インカムゲイン重視の「REIT(不動産投資信託)」の選び方
REITは、オフィスビルや商業施設、マンションなどの不動産に投資し、そこから得られる賃料収入を投資家に分配する仕組みです。高い分配金利回り(高インカムゲイン)が期待でき、収益の90%超を分配すれば法人税がほぼかからないという構造も魅力です。
選び方の3つのチェックポイント
- 分配金利回りが高水準か: REITの最大の魅力はインカムゲインです。利回りだけでなく、過去の分配金の推移(安定性)も確認し、利回りが高い理由をチェックしましょう。
- 投資対象の分散が効いているか: REITには、「オフィス特化型」「住宅特化型」「物流施設特化型」など様々な種類があります。景気や社会情勢によって強みが変わるため、複数のセクターに分散投資している総合型REITを選ぶか、複数の特化型REITを組み合わせてリスクを分散しましょう。
- LTV(負債比率)が適正水準か: LTV(Loan To Value:不動産価値に対する負債の割合)が低すぎると資金調達力が低い、高すぎると財務リスクが高いと判断されます。一般的に50%以下の水準を目安に、財務の健全性を確認しましょう。
【戦略】インフレに強いアセットクラスに注目
EC市場の拡大に伴い需要が増している「物流施設」や、賃料が安定しやすい「住宅」をメインとするREITは、不況下でも安定的なキャッシュフローを生み出しやすい傾向にあります。
シニアのための「高配当株」と「REIT」活用戦略
新NISAの成長投資枠は、これらのインカムゲインを非課税で受け取れる最高の器です。

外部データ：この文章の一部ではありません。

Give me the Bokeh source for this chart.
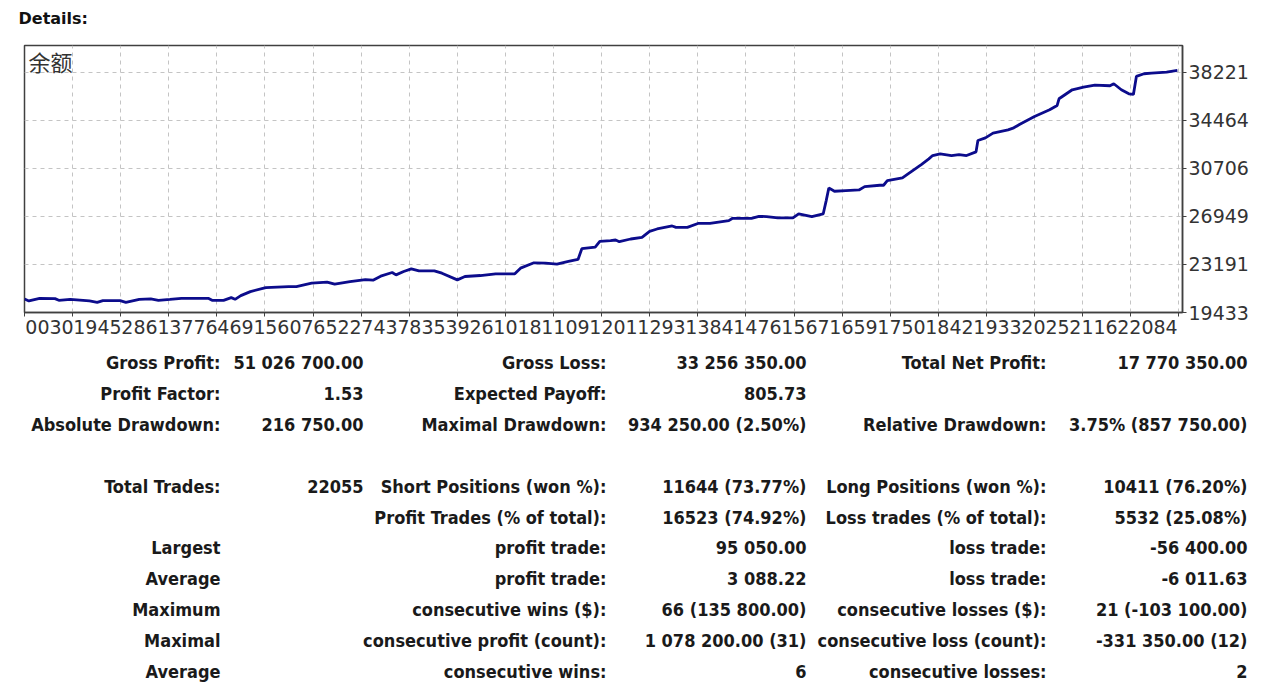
from bokeh.plotting import figure
from bokeh.models import Range1d, FixedTicker, Label, Spacer
from bokeh.layouts import column, row
from bokeh.embed import file_html
from bokeh.resources import INLINE
from bokeh.core.properties import value

# ---------------- data ----------------
trades = [0, 85, 290, 583, 657, 876, 1243, 1390, 1500, 1829, 1939, 2196, 2416, 2562,
          2782, 3002, 3515, 3588, 3808, 3955, 4028, 4138, 4321, 4615, 5054, 5201, 5494,
          5788, 5934, 6227, 6521, 6667, 6814, 7034, 7107, 7254, 7400, 7547, 7840, 7986,
          8280, 8426, 8720, 9013, 9380, 9489, 9746, 9966, 10186, 10406, 10589, 10662,
          10918, 11006, 11212, 11308, 11380, 11597, 11813, 11958, 12102, 12391, 12463,
          12680, 12896, 13113, 13474, 13546, 13907, 14051, 14196, 14412, 14701, 14810,
          15062, 15279, 15337, 15387, 15495, 15712, 15965, 16073, 16362, 16434, 16506,
          16795, 16903, 17156, 17300, 17373, 17517, 17734, 17878, 18022, 18203, 18239,
          18383, 18528, 18816, 18925, 19033, 19322, 19611, 19755, 19791, 20044, 20260,
          20477, 20766, 20838, 20983, 21127, 21214, 21271, 21416, 21560, 21849, 22055]
balance = [20491, 20334, 20543, 20517, 20386, 20464, 20334, 20229, 20360, 20360, 20229,
           20464, 20491, 20386, 20464, 20543, 20543, 20386, 20386, 20595, 20464, 20752,
           21067, 21381, 21459, 21459, 21721, 21800, 21643, 21852, 22009, 21957, 22271,
           22559, 22376, 22637, 22847, 22690, 22690, 22507, 21983, 22245, 22323, 22454,
           22454, 22899, 23318, 23292, 23213, 23423, 23580, 24417, 24548, 24993, 25046,
           25100, 24969, 25178, 25309, 25779, 25961, 26196, 26091, 26091, 26404, 26404,
           26613, 26795, 26795, 26952, 26926, 26822, 26822, 27135, 26926, 27135, 28178,
           29170, 28909, 28961, 29013, 29274, 29378, 29378, 29744, 29953, 30266, 30996,
           31440, 31701, 31831, 31701, 31779, 31701, 31988, 32875, 33084, 33449, 33710,
           33866, 34127, 34753, 35275, 35614, 36136, 36840, 37049, 37206, 37153, 37310,
           36840, 36527, 36475, 37884, 38093, 38145, 38223, 38353]

y_ticks = [19433, 23191, 26949, 30706, 34464, 38221]
x_label_chunks = ["0030", "1945", "2861", "3776", "4691", "5607", "6522", "7437", "8353",
                  "926", "1018", "1109", "1201", "1293", "1384", "1476", "1567", "1659",
                  "1750", "1842", "1933", "2025", "2116", "22084"]
last_x_label = 22084
n_x_intervals = 24

heading = "Details:"
col1_labels = ["Gross Profit:", "Profit Factor:", "Absolute Drawdown:", "", "Total Trades:",
               "", "Largest", "Average", "Maximum", "Maximal", "Average"]
col2_values = ["51 026 700.00", "1.53", "216 750.00", "", "22055", "", "", "", "", "", ""]
col3_labels = ["Gross Loss:", "Expected Payoff:", "Maximal Drawdown:", "",
               "Short Positions (won %):", "Profit Trades (% of total):", "profit trade:",
               "profit trade:", "consecutive wins ($):", "consecutive profit (count):",
               "consecutive wins:"]
col4_values = ["33 256 350.00", "805.73", "934 250.00 (2.50%)", "", "11644 (73.77%)",
               "16523 (74.92%)", "95 050.00", "3 088.22", "66 (135 800.00)",
               "1 078 200.00 (31)", "6"]
col5_labels = ["Total Net Profit:", "", "Relative Drawdown:", "", "Long Positions (won %):",
               "Loss trades (% of total):", "loss trade:", "loss trade:",
               "consecutive losses ($):", "consecutive loss (count):", "consecutive losses:"]
col6_values = ["17 770 350.00", "", "3.75% (857 750.00)", "", "10411 (76.20%)",
               "5532 (25.08%)", "-56 400.00", "-6 011.63", "21 (-103 100.00)",
               "-331 350.00 (12)", "2"]

W = 1264
T_LEFT = 1
T_W = W - 2

# ---------------- heading ----------------
H0 = 37
h = figure(width=T_W, height=H0, x_range=Range1d(T_LEFT, T_LEFT + T_W), y_range=Range1d(H0, 0),
           toolbar_location=None, output_backend="svg", min_border=0)
h.axis.visible = False
h.grid.visible = False
h.outline_line_color = None
h.text(x=[18], y=[18], text=[heading], text_align="left", text_baseline="middle",
       text_font=value("DejaVu Sans"), text_font_size="16px", text_font_style="bold",
       text_color="#111111")

# ---------------- chart ----------------
X_END = 22153
Y_END = 40300
FRAME_W = 1158

p = figure(width=W, height=307, x_range=Range1d(0, X_END), y_range=Range1d(y_ticks[0], Y_END),
           y_axis_location="right", toolbar_location=None, output_backend="svg",
           min_border_left=24, min_border_right=82, min_border_top=8, min_border_bottom=32)
p.background_fill_color = "white"
p.border_fill_color = "white"
p.outline_line_color = "#404040"
p.outline_line_width = 1.5

grid_ticks = [last_x_label / n_x_intervals * k for k in range(n_x_intervals + 1)]

p.xgrid.ticker = FixedTicker(ticks=grid_ticks)
p.ygrid.ticker = FixedTicker(ticks=y_ticks)
for g in (p.xgrid, p.ygrid):
    g.grid_line_color = "#c4c4c4"
    g.grid_line_dash = "4 4"
    g.grid_line_width = 1

p.line(trades, balance, line_color="#0c0c8c", line_width=2.8)

char_w = 12.0 * X_END / FRAME_W
centers = []
pos = 0
for s in x_label_chunks:
    centers.append(round(19 + char_w * (pos + len(s) / 2)))
    pos += len(s)

ax = p.xaxis[0]
ax.ticker = FixedTicker(ticks=centers, minor_ticks=grid_ticks)
ax.major_label_overrides = {c: s for c, s in zip(centers, x_label_chunks)}
ax.major_tick_line_color = None
ax.major_tick_out = 0
ax.major_tick_in = 0
ax.minor_tick_out = 4
ax.minor_tick_in = 0
ax.minor_tick_line_color = "#404040"
ax.major_label_standoff = 3
ax.major_label_text_font = "DejaVu Sans"
ax.major_label_text_font_size = "19px"
ax.major_label_text_color = "#333333"
ax.axis_line_color = "#404040"
ax.axis_line_width = 1.5

ay = p.yaxis[0]
ay.ticker = FixedTicker(ticks=y_ticks)
ay.major_label_text_font = "DejaVu Sans"
ay.major_label_text_font_size = "19px"
ay.major_label_text_color = "#333333"
ay.major_tick_out = 4
ay.major_tick_in = 0
ay.major_label_standoff = 2
ay.minor_tick_line_color = None
ay.axis_line_color = "#404040"
ay.axis_line_width = 1.5
ay.major_tick_line_color = "#404040"

p.add_layout(Label(x=0, y=Y_END, x_offset=4, y_offset=1, text="余额",
                   text_font="Noto Sans CJK SC", text_font_size="22px",
                   text_baseline="top", text_color="#333333"))

# ---------------- statistics table ----------------
H2 = 340
t = figure(width=T_W, height=H2, x_range=Range1d(T_LEFT, T_LEFT + T_W), y_range=Range1d(H2, 0),
           toolbar_location=None, output_backend="svg", min_border=0)
t.axis.visible = False
t.grid.visible = False
t.outline_line_color = None

rows_y = [18 + 30.9 * i for i in range(len(col1_labels))]
col_right = [220, 363, 606, 806, 1046, 1247]
for xr, texts in zip(col_right, [col1_labels, col2_values, col3_labels, col4_values,
                                  col5_labels, col6_values]):
    keep = [i for i, s in enumerate(texts) if s]
    t.text(x=[xr] * len(keep), y=[rows_y[i] for i in keep], text=[texts[i] for i in keep],
           text_align="right", text_baseline="middle",
           text_font=value("DejaVu Sans Condensed"), text_font_size="18px",
           text_font_style="bold", text_color="#1a1a1a")

layout = column(row(Spacer(width=T_LEFT, height=H0), h), p,
                row(Spacer(width=T_LEFT, height=H2), t))
open("out.html", "w").write(file_html(layout, INLINE))
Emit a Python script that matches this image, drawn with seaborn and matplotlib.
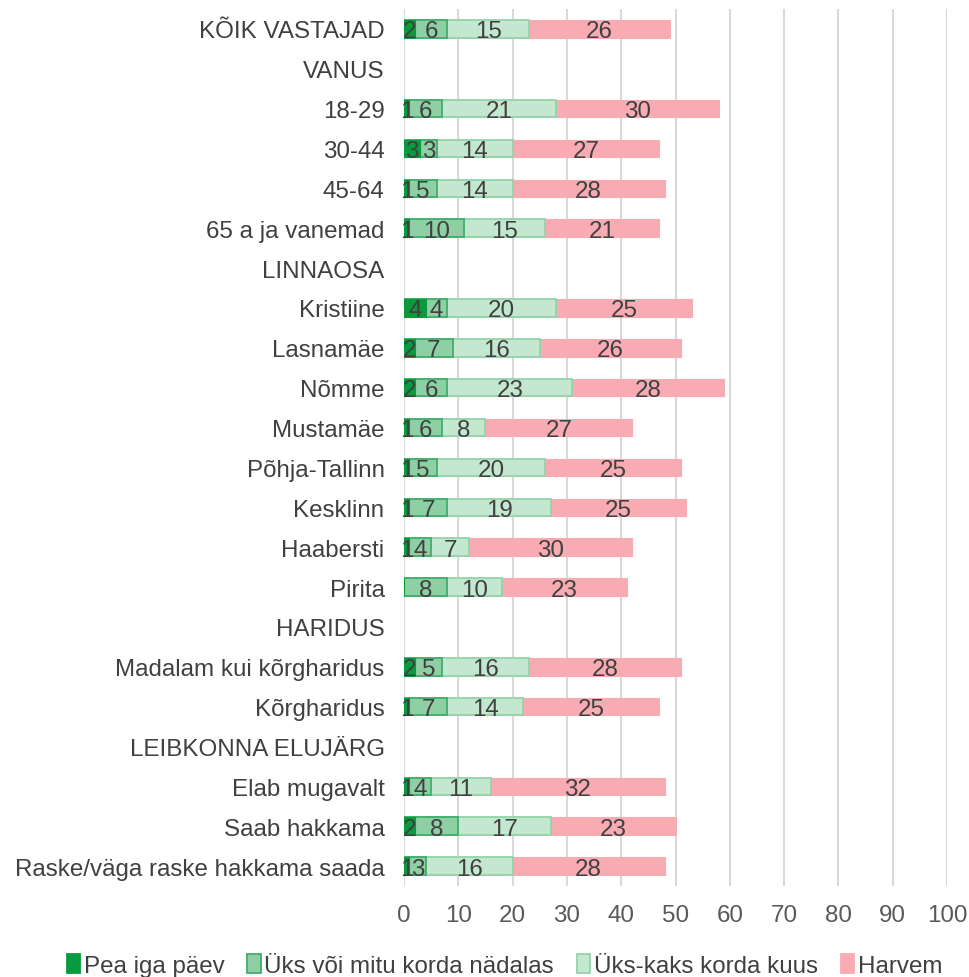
import numpy as np
import pandas as pd
import matplotlib
matplotlib.use("Agg")
import matplotlib.pyplot as plt
from matplotlib.patches import Patch
import seaborn as sns

categories = [
    "KÕIK VASTAJAD", "VANUS", "18-29", "30-44", "45-64", "65 a ja vanemad",
    "LINNAOSA", "Kristiine", "Lasnamäe", "Nõmme", "Mustamäe", "Põhja-Tallinn",
    "Kesklinn", "Haabersti", "Pirita", "HARIDUS", "Madalam kui kõrgharidus",
    "Kõrgharidus", "LEIBKONNA ELUJÄRG", "Elab mugavalt", "Saab hakkama",
    "Raske/väga raske hakkama saada",
]
nan = np.nan
pea_iga_paev = [2, nan, 1, 3, 1, 1, nan, 4, 2, 2, 1, 1, 1, 1, 0, nan, 2, 1, nan, 1, 2, 1]
uks_voi_mitu_nadalas = [6, nan, 6, 3, 5, 10, nan, 4, 7, 6, 6, 5, 7, 4, 8, nan, 5, 7, nan, 4, 8, 3]
uks_kaks_kuus = [15, nan, 21, 14, 14, 15, nan, 20, 16, 23, 8, 20, 19, 7, 10, nan, 16, 14, nan, 11, 17, 16]
harvem = [26, nan, 30, 27, 28, 21, nan, 25, 26, 28, 27, 25, 25, 30, 23, nan, 28, 25, nan, 32, 23, 28]

series_names = ["Pea iga päev", "Üks või mitu korda nädalas", "Üks-kaks korda kuus", "Harvem"]
series_values = [pea_iga_paev, uks_voi_mitu_nadalas, uks_kaks_kuus, harvem]
x_ticks = [0, 10, 20, 30, 40, 50, 60, 70, 80, 90, 100]

fills = ["#0a9a3e", "#8fcfa4", "#c4e7cf", "#f8abb3"]
edges = ["#0a9a3e", "#41ad6b", "#93d4aa", "#f8abb3"]

df = pd.DataFrame({"group": categories})
for name, vals in zip(series_names, series_values):
    df[name] = vals
cum = df[series_names].cumsum(axis=1)

sns.set_theme(style="white")
plt.rcParams["font.family"] = ["Liberation Sans", "DejaVu Sans"]
FS = 17.4

fig = plt.figure(figsize=(9.7, 9.78), dpi=100)
ax = fig.add_axes([0.4165, 0.093, 0.5598, 0.8968])

# stacked bars: draw cumulative totals from the widest down
for i in reversed(range(len(series_names))):
    plot_df = pd.DataFrame({"group": categories, "value": cum[series_names[i]]})
    sns.barplot(data=plot_df, x="value", y="group", order=categories, orient="h",
                color=fills[i], saturation=1, width=0.44, ax=ax,
                edgecolor=edges[i], linewidth=1.3 if i in (1, 2) else 0.8)

# value labels centred on each segment
for r, cat in enumerate(categories):
    left = 0.0
    for name in series_names:
        v = df.loc[r, name]
        if pd.isna(v):
            continue
        if v > 0:
            ax.text(left + v / 2, r, f"{v:.0f}", ha="center", va="center_baseline",
                    fontsize=FS, color="#404040")
        left += v

ax.set_xlim(0, 100)
ax.set_ylim(len(categories) - 0.5, -0.5)
ax.set_xticks(x_ticks)
ax.set_xticklabels([str(t) for t in x_ticks])
ax.grid(axis="x", color="#d9d9d9", linewidth=1.5)
ax.set_axisbelow(True)
for s in ax.spines.values():
    s.set_visible(False)
ax.set_xlabel("")
ax.set_ylabel("")
ax.tick_params(axis="both", length=0, labelsize=FS, colors="#595959")
ax.tick_params(axis="y", pad=14, labelcolor="#404040")
ax.tick_params(axis="x", pad=13)

handles = [Patch(facecolor=f, edgecolor=e, linewidth=1.3) for f, e in zip(fills, edges)]
fig.legend(handles, series_names, loc="lower center", bbox_to_anchor=(0.52, -0.022),
           ncol=4, frameon=False, fontsize=FS, handlelength=0.55, handleheight=0.8,
           handletextpad=0.15, columnspacing=0.95, labelcolor="#404040")

fig.savefig("out.png", dpi=100)
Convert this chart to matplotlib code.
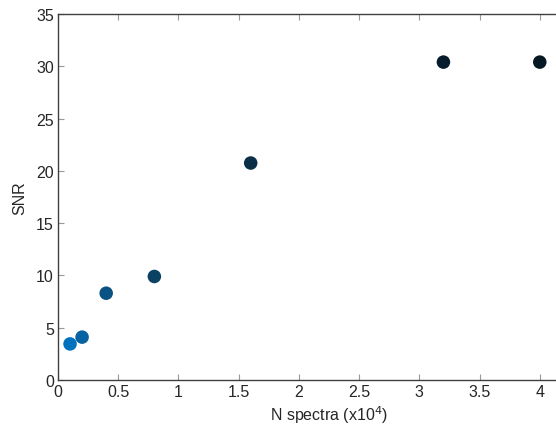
import matplotlib
matplotlib.use("Agg")
import matplotlib.pyplot as plt

plt.rcParams['font.family'] = ['Liberation Sans', 'DejaVu Sans']

n_spectra = [0.1, 0.2, 0.4, 0.8, 1.6, 3.2, 4.0]
snr = [3.45, 4.1, 8.3, 9.9, 20.75, 30.4, 30.4]
colors = ['#0072BD', '#0862A2', '#0A5283', '#0A4264', '#0A2F47', '#061C2C', '#061824']

xticks = [0, 0.5, 1, 1.5, 2, 2.5, 3, 3.5, 4]
xticklabels = ['0', '0.5', '1', '1.5', '2', '2.5', '3', '3.5', '4']
yticks = [0, 5, 10, 15, 20, 25, 30, 35]

fig = plt.figure(figsize=(5.56, 4.27), dpi=100)
ax = fig.add_axes([58/556, 46/427, 542/556, 366/427])
ax.scatter(n_spectra, snr, s=95, c=colors, edgecolors='none', zorder=3)
ax.set_xlim(0, 4.5)
ax.set_ylim(0, 35)
ax.set_xticks(xticks)
ax.set_xticklabels(xticklabels)
ax.set_yticks(yticks)
ax.tick_params(direction='in', length=4, width=0.8, color='#999999',
               labelsize=11.5, labelcolor='#262626', pad=3, top=True)
for s in ax.spines.values():
    s.set_color('#404040')
    s.set_linewidth(1.0)
ax.set_xlabel('N spectra (x10$^4$)', fontsize=11.5, color='#262626', labelpad=3)
ax.set_ylabel('SNR', fontsize=11.5, color='#262626', labelpad=6)
fig.savefig('out.png', dpi=100)
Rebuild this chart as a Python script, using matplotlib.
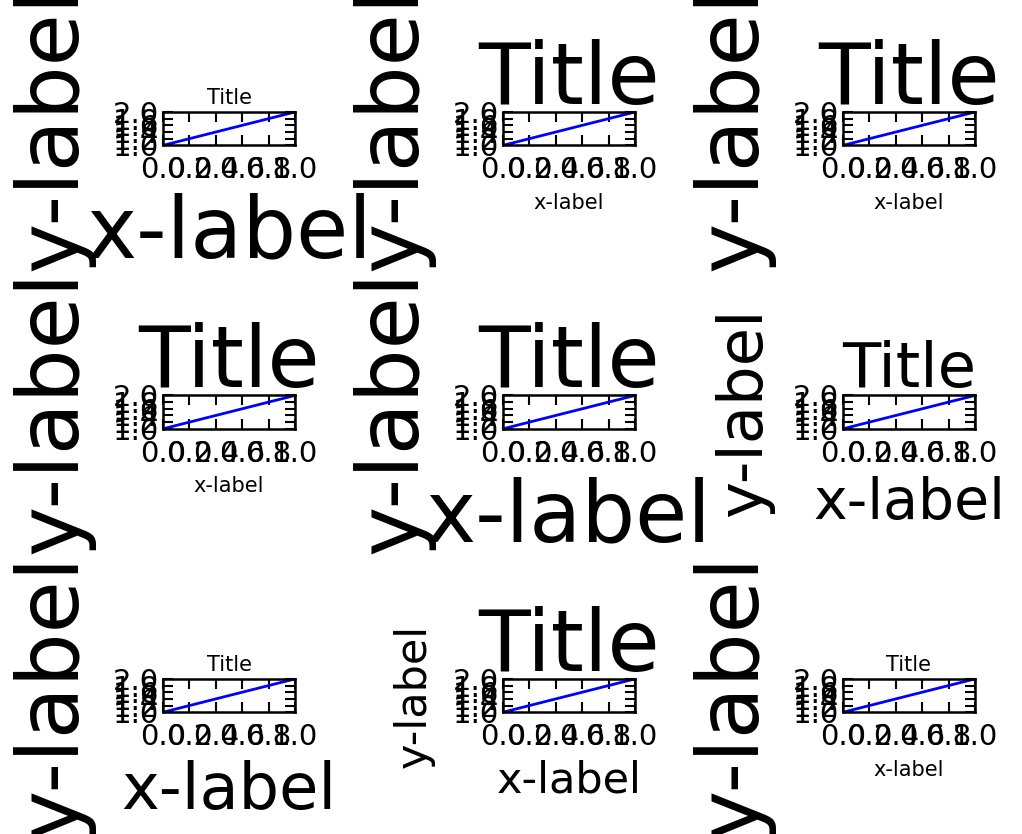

戦略のポイント:インカムゲインを「使う」か「再投資」するか
- 生活費の補填として使う場合: 毎月または四半期ごとに受け取る配当金や分配金を生活費に充てることで、年金収入を補完し、現金資産の取り崩しペースを遅らせることができます(資産寿命の伸長)。
- 資産をさらに増やしたい場合: 得られた配当金・分配金を再投資することで、複利効果(運用益がさらに運用され利益を生む効果)を最大限に活かせます。特に60代前半など、まだ資産形成に時間を割ける場合はこの戦略が有効です。
高配当株とREITをポートフォリオに組み入れることで、インフレによる現金の目減りを防ぎつつ、安定した非課税収入を得る「インカムゲイン・ポートフォリオ」の構築を目指しましょう。